Johnson points out that he has a say in every faculty hire, where a diversity officer typically only makes suggestions or recommendations about hiring practices. His goals at Warner Pacific, he said, include hiring racial minorities for jobs that are not focused on diversity.
Joseph Jones, the other African American president in the CCCU, said it’s more effective to make more people responsible for diversity. When he took office at Fresno Pacific University, he made sure diversity resource officer Patty Salinas met with him regularly, and every cabinet member knew that Salinas wasn’t the only one responsible for diversity at Fresno Pacific.
“We usually want a chief diversity officer to be a primary person to actually allay our frustrations, and put our issues of diversity on this one person.
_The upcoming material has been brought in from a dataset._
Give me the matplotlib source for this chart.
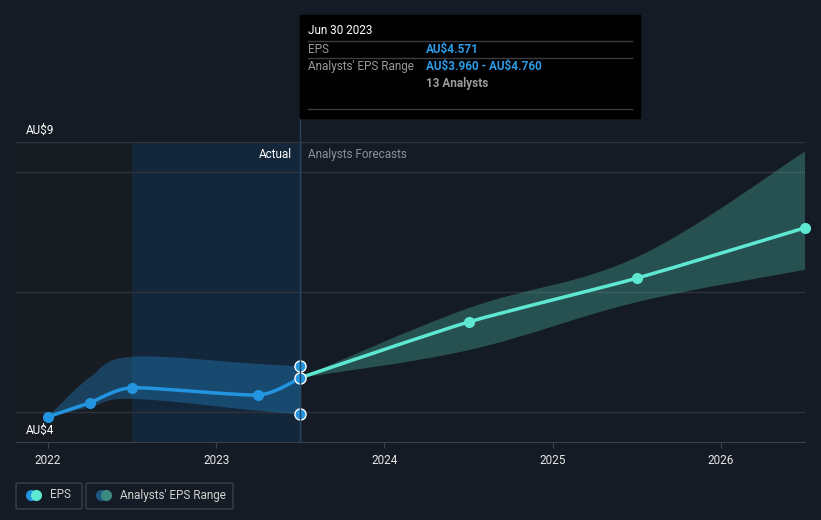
import matplotlib
matplotlib.use("Agg")
import matplotlib.pyplot as plt
from matplotlib.patches import FancyBboxPatch, Rectangle, PathPatch
from matplotlib.path import Path

plt.rcParams["font.family"] = ["Roboto", "DejaVu Sans"]

# actual EPS (year as decimal)
actual_x = [2022.0, 2022.25, 2022.5, 2023.25, 2023.5]
actual_eps = [3.92, 4.155, 4.405, 4.283, 4.571]
actual_hi = [3.92, 4.58, 4.92, 4.80, 4.76]
actual_lo = [3.92, 4.08, 4.22, 4.02, 3.96]

# analyst forecasts
fc_x = [2023.5, 2024.5, 2025.5, 2026.5]
fc_eps = [4.571, 5.50, 6.23, 7.07]
fc_hi = [4.571, 5.73, 6.58, 8.34]
fc_lo = [4.571, 5.03, 5.83, 6.37]

year_ticks = [2022, 2023, 2024, 2025, 2026]

BG = "#151b24"
W, H = 821, 520

fig = plt.figure(figsize=(W / 100, H / 100), dpi=100, facecolor=BG)


def fx(px):
    return px / W


def fy(py):
    return 1 - py / H


def smooth_segments(xs, ys, t=0.2):
    # cubic bezier control points through the given points (drawing only)
    verts = [(xs[0], ys[0])]
    codes = [Path.MOVETO]
    n = len(xs)
    for i in range(n - 1):
        x0, y0 = xs[max(i - 1, 0)], ys[max(i - 1, 0)]
        x1, y1 = xs[i], ys[i]
        x2, y2 = xs[i + 1], ys[i + 1]
        x3, y3 = xs[min(i + 2, n - 1)], ys[min(i + 2, n - 1)]
        c1 = (x1 + (x2 - x0) * t, y1 + (y2 - y0) * t)
        c2 = (x2 - (x3 - x1) * t, y2 - (y3 - y1) * t)
        verts += [c1, c2, (x2, y2)]
        codes += [Path.CURVE4] * 3
    return verts, codes


def smooth_line(ax, xs, ys, t=0.1, **kw):
    v, c = smooth_segments(xs, ys, t)
    ax.add_patch(PathPatch(Path(v, c), fill=False, **kw))


def smooth_band(ax, xs, lo, hi, t=0.18, **kw):
    v1, c1 = smooth_segments(xs, hi, t)
    v2, c2 = smooth_segments(xs[::-1], lo[::-1], t)
    c2[0] = Path.LINETO
    ax.add_patch(PathPatch(Path(v1 + v2 + [v1[0]], c1 + c2 + [Path.CLOSEPOLY]), **kw))


ax = fig.add_axes([fx(16), fy(442), fx(805) - fx(16), fy(142) - fy(442)])
ax.set_facecolor(BG)
ax.set_xlim(2021.81, 2026.5)
ax.set_ylim(3.5, 8.5)

# shaded past regions
ax.axvspan(2021.81, 2022.5, color="#171b22", zorder=0)
ax.axvspan(2022.5, 2023.5, color="#13263a", zorder=0)
ax.axvline(2023.5, color="#24435e", lw=1, zorder=1)

for v in [4, 6, 8, 8.5]:
    ax.axhline(v, color="#2e333c", lw=1, zorder=1)

smooth_band(ax, actual_x, actual_lo, actual_hi, fc="#2394df", alpha=0.33, lw=0, zorder=2)
smooth_band(ax, fc_x, fc_lo, fc_hi, fc="#4fc1b0", alpha=0.32, lw=0, zorder=2)

smooth_line(ax, actual_x, actual_eps, ec="#2394df", lw=2.5, zorder=4, capstyle="round")
ax.plot(actual_x[:-1], actual_eps[:-1], "o", color="#2394df", ms=7, zorder=5)
smooth_line(ax, fc_x, fc_eps, ec="#5ee8d2", lw=2.5, zorder=4, capstyle="round")
ax.plot(fc_x[1:], fc_eps[1:], "o", color="#5ee8d2", ms=7, zorder=5, clip_on=False)
ax.plot([2023.5] * 3, [actual_eps[-1], actual_hi[-1], actual_lo[-1]], "o",
        color="#2394df", mec="white", mew=1, ms=8, zorder=6, clip_on=False)

for s in ["top", "right", "left"]:
    ax.spines[s].set_visible(False)
ax.spines["bottom"].set_color("#3a3f48")
ax.set_yticks([])
ax.set_xticks(year_ticks)
ax.set_xticklabels([str(y) for y in year_ticks])
ax.tick_params(axis="x", colors="#3a3f48", labelcolor="#e6e6e6", labelsize=8.5, length=4, pad=5)

txt = dict(fontsize=8.5, va="center", parse_math=False)
fig.text(fx(26), fy(130), "AU$9", color="white", **txt)
fig.text(fx(26), fy(430), "AU$4", color="white", **txt)
fig.text(fx(292), fy(154), "Actual", color="white", ha="right", **txt)
fig.text(fx(308), fy(154), "Analysts Forecasts", color="#8a8f98", **txt)

# tooltip
fig.patches.append(Rectangle((fx(300), fy(118)), fx(640) - fx(300), fy(15) - fy(118),
                             transform=fig.transFigure, color="#000000", zorder=10))
fig.add_artist(plt.Line2D([fx(300), fx(300)], [fy(442), fy(118)], color="#24435e", lw=1))
for yy in [41, 58, 109]:
    fig.add_artist(plt.Line2D([fx(308), fx(632)], [fy(yy), fy(yy)], color="#3a3d42", lw=1, zorder=11))
fig.text(fx(308), fy(31), "Jun 30 2023", color="white", zorder=12, **txt)
fig.text(fx(308), fy(49.5), "EPS", color="#9a9a9a", zorder=12, **txt)
fig.text(fx(426), fy(49.5), "AU$4.571", color="#2e9be6", fontweight="bold", zorder=12, **txt)
fig.text(fx(308), fy(66.5), "Analysts' EPS Range", color="#9a9a9a", zorder=12, **txt)
fig.text(fx(426), fy(66.5), "AU$3.960 - AU$4.760", color="#2e9be6", fontweight="bold", zorder=12, **txt)
fig.text(fx(426), fy(83.5), "13 Analysts", color="#9a9a9a", fontweight="bold", zorder=12, **txt)

# legend
for x0, x1 in [(16, 82), (86, 233)]:
    fig.patches.append(FancyBboxPatch((fx(x0), fy(509)), fx(x1) - fx(x0), fy(483) - fy(509),
                                      boxstyle="round,pad=0,rounding_size=0.003",
                                      transform=fig.transFigure, fc="none", ec="#3a3f48", lw=1))
fig.add_artist(plt.Line2D([fx(31)], [fy(495)], marker="o", ms=7, color="#2394df", lw=0))
fig.add_artist(plt.Line2D([fx(36)], [fy(495)], marker="o", ms=7, color="#5ee8d2", lw=0))
fig.add_artist(plt.Line2D([fx(101)], [fy(495)], marker="o", ms=7, color="#1d5880", lw=0))
fig.add_artist(plt.Line2D([fx(106)], [fy(495)], marker="o", ms=7, color="#3b8a80", lw=0))
fig.text(fx(50), fy(495), "EPS", color="#d0d0d0", **txt)
fig.text(fx(120), fy(495), "Analysts' EPS Range", color="#d0d0d0", **txt)

fig.savefig("out.png", dpi=100, facecolor=BG)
I said, ‘Why are we doing that?’” Jones said in an early cabinet meeting. “You are all the chief diversity officers of your areas.”
Salinas said that for just one change, developing a bias incident reporting system, she needed collaboration from the Title IX officer, the vice president of student life, the HR director, university communications, and the provost. After it launched, she needed staff and faculty to join a committee to review reports.
If structural change is slow, however, that doesn’t mean it’s not happening. Burnley said that when he left Messiah in 2009, he had difficulty with the diversity officer position not being part of the president’s cabinet. When Allen took that position in 2017, it was.
“There are things that he did, hits that he took, that I didn’t have to take,” Allen said about Burnley.
The work is still difficult, Burnley said. There are a lot of times when everything feels like a battle and quitting is a reasonable response. But over time, change does happen. Things get better, and you can actually see it.
“This work, you get scarred,” Burnley said. “But it’s the work that we’re called to do.”
Liam Adams is a reporter in Colorado.